In an effort to decrease this fear as well as to decrease her homesickness, Ashima does everything in her power to recreate the culture she grew up with and misses when her children are born. Examples of this can be found throughout the novel, whether it be from the day Gogol is born and her husband, Ashoke, and her struggle to name him, how Ashima cooks only Indian food for her family and enrolls Gogol in Bengali lesson and forced him to go to them until he was an adult, and her insist on planning a traditional Indian wedding for Gogol.
The constant Bengali dinner parties they would attend or host as a family on every Saturday is another instance where Ashima is trying to recreate her old culture for her children. For example, the dinner parties would consist of only Bengali families and friends, Bengali food, language, customs and culture. By making Gogol and Sonia go to these parties Ashima was trying to replace the family members back in Calcutta with new Bengali families in America, as well as expose them to controlled environments Ashima deemed fit for her “perfect Bengali family.
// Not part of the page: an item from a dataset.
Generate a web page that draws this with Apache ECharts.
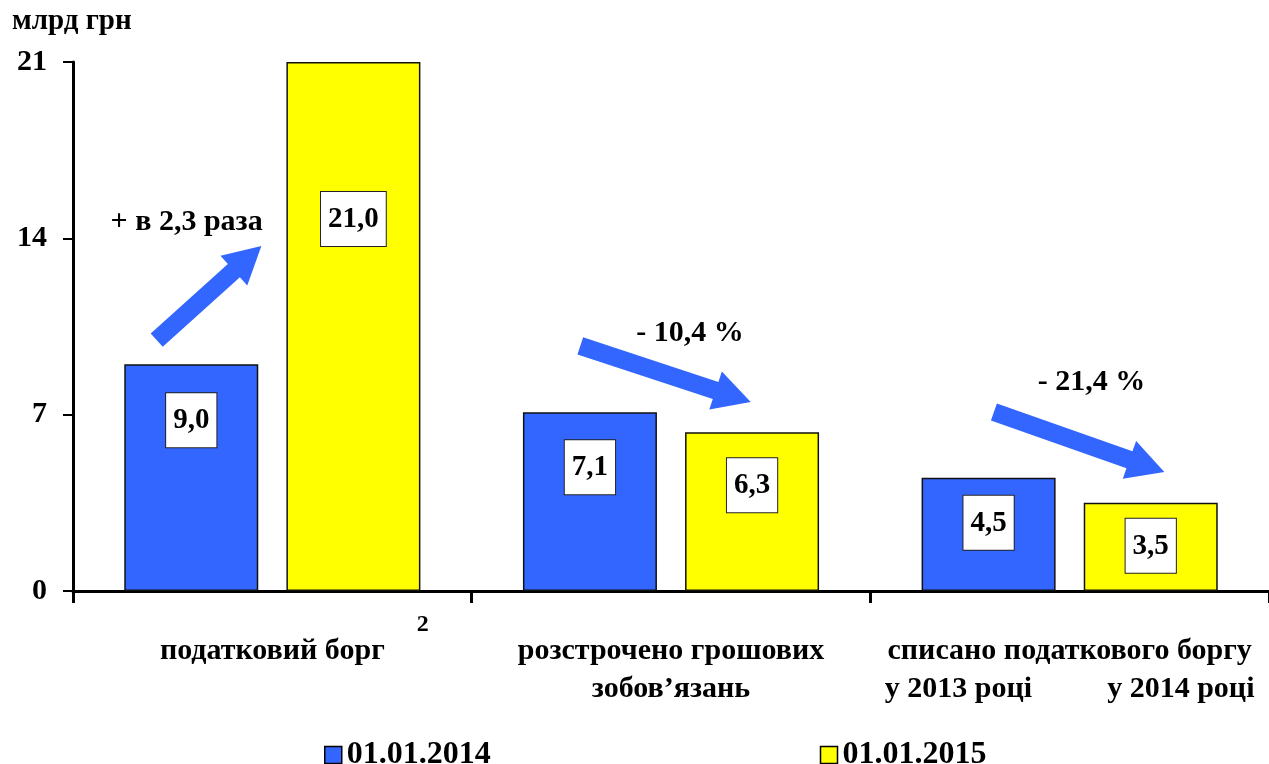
<!DOCTYPE html>
<html>
<head>
<meta charset="utf-8">
<script src="https://cdn.jsdelivr.net/npm/echarts@6/dist/echarts.min.js"></script>
<style>
html,body{margin:0;padding:0;background:#fff;}
#chart{width:1269px;height:764px;}
</style>
</head>
<body>
<div id="chart"></div>
<script>
// ---- data ----
var categories = [
  'податковий борг',
  'розстрочено грошових\nзобов\u2019язань',
  'списано податкового боргу\nу 2013 році          у 2014 році'
];
var series2014 = [9.0, 7.1, 4.5];
var series2015 = [21.0, 6.3, 3.5];
var seriesNames = ['01.01.2014', '01.01.2015'];
var yTicks = [0, 7, 14, 21];
var unitTitle = 'млрд грн';
var footnoteMark = '2';
var changeTexts = ['+ в 2,3 раза', '- 10,4 %', '- 21,4 %'];

// annotation anchors: [category index, fraction of band from centre, value]
var arrowTails = [[0, -0.29, 9.96], [1, -0.2275, 9.73], [2, -0.19, 7.11]];
var arrowTips  = [[0, -0.0275, 13.70], [1, 0.20, 7.50], [2, 0.2375, 4.72]];
var changeAnchors = [[0, -0.215, 14.65], [1, 0.0475, 10.24], [2, 0.055, 8.30]];

var FONT = '"Liberation Serif","Times New Roman",serif';
var BLUE = '#3366FF', YELLOW = '#FFFF00';

function labelCfg(dist){
  return {
    show: true, position: 'insideTop', distance: dist,
    formatter: function(p){ return p.value.toFixed(1).replace('.', ','); },
    fontFamily: FONT, fontWeight: 'bold', fontSize: 29, color: '#000',
    backgroundColor: '#fff', borderColor: '#222', borderWidth: 1,
    padding: [12, 7, 11, 7], lineHeight: 31
  };
}
var dist2014 = [29, 28, 18];
var dist2015 = [130, 26, 16];

var chart = echarts.init(document.getElementById('chart'), null, {renderer: 'canvas'});
var option = {
  animation: false,
  backgroundColor: '#fff',
  grid: {left: 73, top: 62, width: 1206, height: 529, containLabel: false},
  legend: {
    left: 319, top: 734, itemWidth: 17, itemHeight: 17, itemGap: 329,
    icon: 'rect',
    textStyle: {fontFamily: FONT, fontWeight: 'bold', fontSize: 32, color: '#000', padding: [2,0,0,0]},
    data: seriesNames.map(function(n, i){ return {name: n, itemStyle: {color: i ? YELLOW : BLUE, borderColor: '#000', borderWidth: 1.5}}; })
  },
  xAxis: {
    type: 'category', data: categories,
    axisLine: {lineStyle: {color: '#000', width: 3}},
    axisTick: {show: true, length: 12, lineStyle: {color: '#000', width: 3}},
    axisLabel: {interval: 0, margin: 41, fontFamily: FONT, fontWeight: 'bold', fontSize: 30, color: '#000', lineHeight: 38}
  },
  yAxis: {
    type: 'value', min: 0, max: 21, interval: 7,
    name: unitTitle, nameLocation: 'end', nameGap: 0,
    nameTextStyle: {fontFamily: FONT, fontWeight: 'bold', fontSize: 29, color: '#000', align: 'left', padding: [0,0,26,-61]},
    axisLine: {show: true, lineStyle: {color: '#000', width: 3}},
    axisTick: {show: true, length: 10, lineStyle: {color: '#000', width: 2}},
    splitLine: {show: false},
    axisLabel: {margin: 26, fontFamily: FONT, fontWeight: 'bold', fontSize: 30, color: '#000',
      formatter: function(v){ return yTicks.indexOf(v) >= 0 ? String(v) : ''; }}
  },
  series: [
    {
      name: seriesNames[0], type: 'bar', barWidth: 134, barGap: '21%',
      itemStyle: {color: BLUE, borderColor: '#111', borderWidth: 1.5},
      data: series2014.map(function(v, i){ return {value: v, label: labelCfg(dist2014[i])}; })
    },
    {
      name: seriesNames[1], type: 'bar', barWidth: 134,
      itemStyle: {color: YELLOW, borderColor: '#111', borderWidth: 1.5},
      data: series2015.map(function(v, i){ return {value: v, label: labelCfg(dist2015[i])}; })
    }
  ]
};
chart.setOption(option);

function anchorPx(a){
  var c = chart.convertToPixel({xAxisIndex: 0}, categories[a[0]]);
  var c1 = chart.convertToPixel({xAxisIndex: 0}, categories[1]);
  var c0 = chart.convertToPixel({xAxisIndex: 0}, categories[0]);
  var band = c1 - c0;
  var y = chart.convertToPixel({yAxisIndex: 0}, a[2]);
  return [c + a[1] * band, y];
}
function arrowPoly(t, h, sw, hw, hl){
  var dx = h[0] - t[0], dy = h[1] - t[1];
  var L = Math.sqrt(dx*dx + dy*dy); var ux = dx/L, uy = dy/L; var nx = -uy, ny = ux;
  var bx = h[0] - ux*hl, by = h[1] - uy*hl;
  return [
    [t[0] + nx*sw, t[1] + ny*sw], [bx + nx*sw, by + ny*sw], [bx + nx*hw, by + ny*hw],
    [h[0], h[1]],
    [bx - nx*hw, by - ny*hw], [bx - nx*sw, by - ny*sw], [t[0] - nx*sw, t[1] - ny*sw]
  ];
}
var graphics = [];
for (var i = 0; i < arrowTails.length; i++){
  var t = anchorPx(arrowTails[i]), h = anchorPx(arrowTips[i]);
  graphics.push({type: 'polygon', shape: {points: arrowPoly(t, h, 9, 20, 37)}, style: {fill: BLUE}, z: 10});
  var p = anchorPx(changeAnchors[i]);
  graphics.push({type: 'text', x: p[0], y: p[1], style: {text: changeTexts[i], fontFamily: FONT, fontWeight: 'bold', fontSize: 30, fill: '#000', align: 'center', verticalAlign: 'middle'}, z: 10});
}
var fp = anchorPx([0, 0.3775, -1.35]);
graphics.push({type: 'text', x: fp[0], y: fp[1], style: {text: footnoteMark, fontFamily: FONT, fontWeight: 'bold', fontSize: 24, fill: '#000', align: 'center', verticalAlign: 'middle'}, z: 10});
chart.setOption({graphic: graphics});
</script>
</body>
</html>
Unfortunately, Ashimas efforts were of no use as her children, Gogol and Sonia, rejected her and Ashoke’s culture. This can be shown in an article by Himadri Lahiri in which she discusses the relationship between the first and second generation Indian Americans as well as the struggles the family faces within themselves. Furthermore, it discusses the differences between Ashima and Ashoke and their children, as well as how their children disapprove of their parent’s culture due to the fact that they were born and raised in American society.
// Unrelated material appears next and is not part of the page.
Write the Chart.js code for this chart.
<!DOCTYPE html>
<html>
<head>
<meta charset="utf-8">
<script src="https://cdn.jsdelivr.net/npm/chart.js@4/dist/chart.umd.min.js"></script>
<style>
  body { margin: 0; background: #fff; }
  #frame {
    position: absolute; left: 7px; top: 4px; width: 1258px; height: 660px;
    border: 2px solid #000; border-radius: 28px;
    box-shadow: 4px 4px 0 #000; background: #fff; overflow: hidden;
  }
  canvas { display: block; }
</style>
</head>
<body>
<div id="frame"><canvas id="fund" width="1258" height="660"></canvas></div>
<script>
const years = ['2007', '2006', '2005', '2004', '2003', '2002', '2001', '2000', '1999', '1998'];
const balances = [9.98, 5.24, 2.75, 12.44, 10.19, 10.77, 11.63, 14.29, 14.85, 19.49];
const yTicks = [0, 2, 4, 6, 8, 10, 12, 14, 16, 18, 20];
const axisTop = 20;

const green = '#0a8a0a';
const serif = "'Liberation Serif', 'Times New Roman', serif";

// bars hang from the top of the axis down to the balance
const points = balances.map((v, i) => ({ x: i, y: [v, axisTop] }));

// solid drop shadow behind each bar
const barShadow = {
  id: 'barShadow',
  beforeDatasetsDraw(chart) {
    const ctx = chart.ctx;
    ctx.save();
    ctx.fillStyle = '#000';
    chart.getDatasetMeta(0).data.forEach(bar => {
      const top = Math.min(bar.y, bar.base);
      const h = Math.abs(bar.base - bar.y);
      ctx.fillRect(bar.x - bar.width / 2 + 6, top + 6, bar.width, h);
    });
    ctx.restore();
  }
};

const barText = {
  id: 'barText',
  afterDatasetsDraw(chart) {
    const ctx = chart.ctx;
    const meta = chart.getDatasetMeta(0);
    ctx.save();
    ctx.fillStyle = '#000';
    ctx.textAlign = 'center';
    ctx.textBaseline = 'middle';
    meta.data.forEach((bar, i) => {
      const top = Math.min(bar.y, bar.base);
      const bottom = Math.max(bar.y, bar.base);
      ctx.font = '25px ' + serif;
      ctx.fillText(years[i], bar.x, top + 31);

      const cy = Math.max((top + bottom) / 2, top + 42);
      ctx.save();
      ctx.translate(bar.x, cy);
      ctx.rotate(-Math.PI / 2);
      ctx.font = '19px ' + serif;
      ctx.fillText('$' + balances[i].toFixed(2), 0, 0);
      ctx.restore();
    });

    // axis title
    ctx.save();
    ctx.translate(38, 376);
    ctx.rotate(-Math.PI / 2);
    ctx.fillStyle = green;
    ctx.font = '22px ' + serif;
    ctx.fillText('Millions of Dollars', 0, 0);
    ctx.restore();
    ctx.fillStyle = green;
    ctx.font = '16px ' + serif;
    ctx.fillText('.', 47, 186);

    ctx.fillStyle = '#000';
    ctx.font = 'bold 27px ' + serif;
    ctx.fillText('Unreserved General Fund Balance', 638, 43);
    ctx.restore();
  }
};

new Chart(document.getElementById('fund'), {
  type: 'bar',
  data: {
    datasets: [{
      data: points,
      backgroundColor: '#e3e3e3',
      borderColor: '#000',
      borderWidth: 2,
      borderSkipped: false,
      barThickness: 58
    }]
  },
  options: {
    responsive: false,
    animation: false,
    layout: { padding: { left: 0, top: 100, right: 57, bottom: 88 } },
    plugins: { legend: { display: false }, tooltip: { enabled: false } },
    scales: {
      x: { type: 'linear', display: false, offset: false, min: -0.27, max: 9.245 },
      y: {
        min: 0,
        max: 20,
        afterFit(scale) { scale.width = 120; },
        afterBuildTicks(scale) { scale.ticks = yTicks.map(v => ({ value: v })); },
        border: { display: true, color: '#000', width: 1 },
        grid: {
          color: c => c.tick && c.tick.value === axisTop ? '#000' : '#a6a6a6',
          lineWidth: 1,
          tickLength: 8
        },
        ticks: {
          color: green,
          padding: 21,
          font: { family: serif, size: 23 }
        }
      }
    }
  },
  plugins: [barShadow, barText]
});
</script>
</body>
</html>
In addition, by rejecting their heritage, Gogol and Sonia crush Ashima’s hopes and dreams of recreating the culture she longs so desperately for them to embrace themselves, which once again leaves her depressed and homesick. An example of how Gogol rejects his heritage and Ashima’s wishes, is when he dates a bold, American girl named Maxine. By dating her, staying with her and her family instead of his own, as well as ignoring his mom’s phone calls, Gogol is rejecting his family and all of Ashima’s effort to create the “perfect Bengali family.
This is further shown when Gogol refuses to go to the train station with his family to see his dad off on his trip, which is an Indian tradition. Instead he went on a vacation with Maxine, once again rejecting his roots for the American society he grew up in. In conclusion, there is no greater sorrow than to recall a happy time of one’s life when in a state of complete misery. Ashima became a victim of such misery as her husband plucked her form her homeland in Calcutta and forced her to assimilate to the incongruent American culture.
Nothing about the American lifestyle appeals to Ashima, leading her to reject it and fully embrace the traditional Bengali heritage instead. By doing so Ashima realizes the dreadful truth that she does not, under any circumstances, want to raise her children in this foreign land she loathes and is so far away from the people she loves. Since she cannot move back to her beloved home land Ashima does everything in her power to recreate her culture in America. She even goes as far as to try to replace the family members left behind in her old life.
She does this so that she may raise her children surrounded by the heritage she is so nostalgic for. Although Ashima has good intentions, her main goal is to influence her children in such a way so that she may have a sense of family like the one she left behind many years earlier. Unfortunately, this desperate lifelong pursuit to reduce her sense of homesickness by forcing her culture upon her children leads to Gogol and Sonia preferring the American culture to their parents. Which eventually causes them to reject their parent’s heritage leaving Ashima broken hearted, drowning in her own nostalgia.